Il ruolo dell’Esercizio Fisico e della Rieducazione Posturale
L’importanza dell’esercizio fisico nei soggetti sani e patologici è stato abbondantemente
studiato. In particolare, è stata dimostrata l’azione neurotrofica determinata da una più efficiente produzione energetica mitocondriale e dalla riduzione dei meccanismi infiammatori. Pertanto, oggi appare chiaro come l’esercizio fisico costante possa allontanare efficacemente la comparsa dei disturbi motori (in fase presintomatica), permettere il mantenimento delle funzioni residue (durante la fase intermedia) e limitare le complicanze (in fase avanzata). Come avviene nella malattia di Parkinson, anche in questo caso la riabilitazione può aiutare a contenere efficacemente il danno. Studi sulla malattia di Parkinson hanno inoltre dimostrato che un costante esercizio fisico determina il rilascio di fattori neurotrofici, con un conseguente effetto neuro-protettivo. Pur non essendo sostenuta dallo stesso numero di trial clinici, anche nella malattia di Huntington è evidente il ruolo della riabilitazione, sia per quanto riguarda la riacquisizione degli automatismi perduti, sia nel mantenimento delle funzioni residue.

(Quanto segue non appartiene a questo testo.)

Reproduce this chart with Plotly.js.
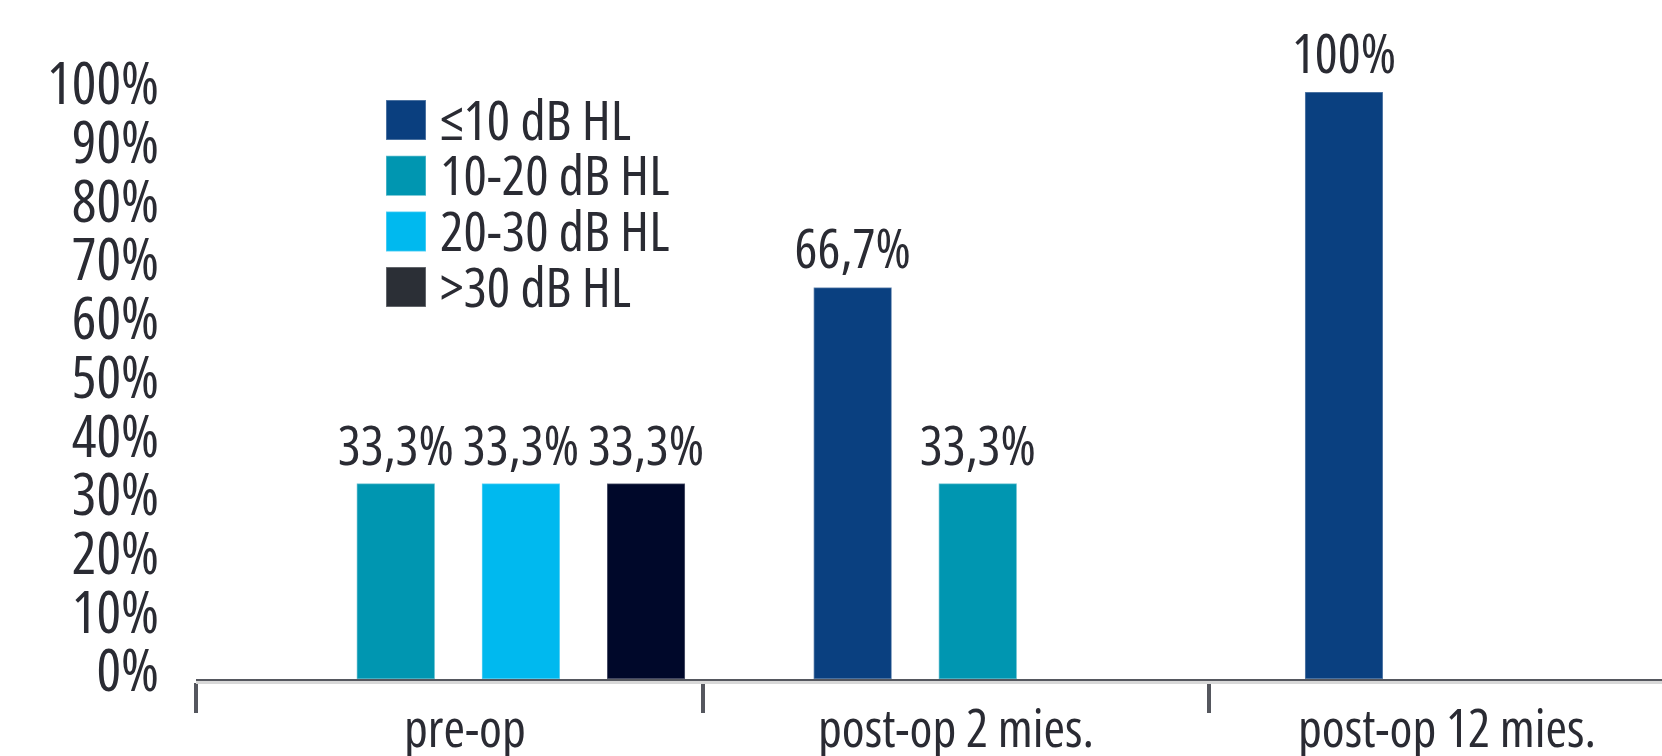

Nonostante la terapia riabilitativa debba rispettare l’evoluzione clinica del singolo caso, generalmente è così composta: durante la fase iniziale della malattia prevede esercizi di mantenimento, quindi entrano in gioco alcune modifiche ambientali domestiche, nonché l’uso di supporti specifici per la deambulazione; la fase più avanzata della malattia è invece caratterizzata da esercizi motori per il controllo del tronco, da esercizi respiratori e da movimenti pensati per sedersi, utili a mantenere la postura corretta e a massimizzare il comfort. Tra le possibili opzioni di trattamento figurano il treadmill, la cyclette, il training su equilibrio/stabilità, lo yoga e il pilates. Attualmente, i punti afferenti la gestione della malattia di Huntington che richiedono uno sviluppo riguardano in primis la necessità di aumentare l’uso della riabilitazione come strategia terapeutica, essendo questa ancora sottovalutata e sotto-utilizzata, soprattutto durante le fasi iniziali, quando potrebbe determinare i miglioramenti più evidenti. Inoltre, vale la pena sottolineare come la gestione e il miglioramento dell’equilibrio siano necessari nell’ottica di una corretta prevenzione delle cadute, in grado di peggiorare la prognosi e obbligare il paziente al ricovero. Gli studi pubblicati finora concordano sul fatto che una riabilitazione multidisciplinare prolungata e avviata precocemente sia assolutamente necessaria, ben tollerata e associata a benefici terapeutici evidenti.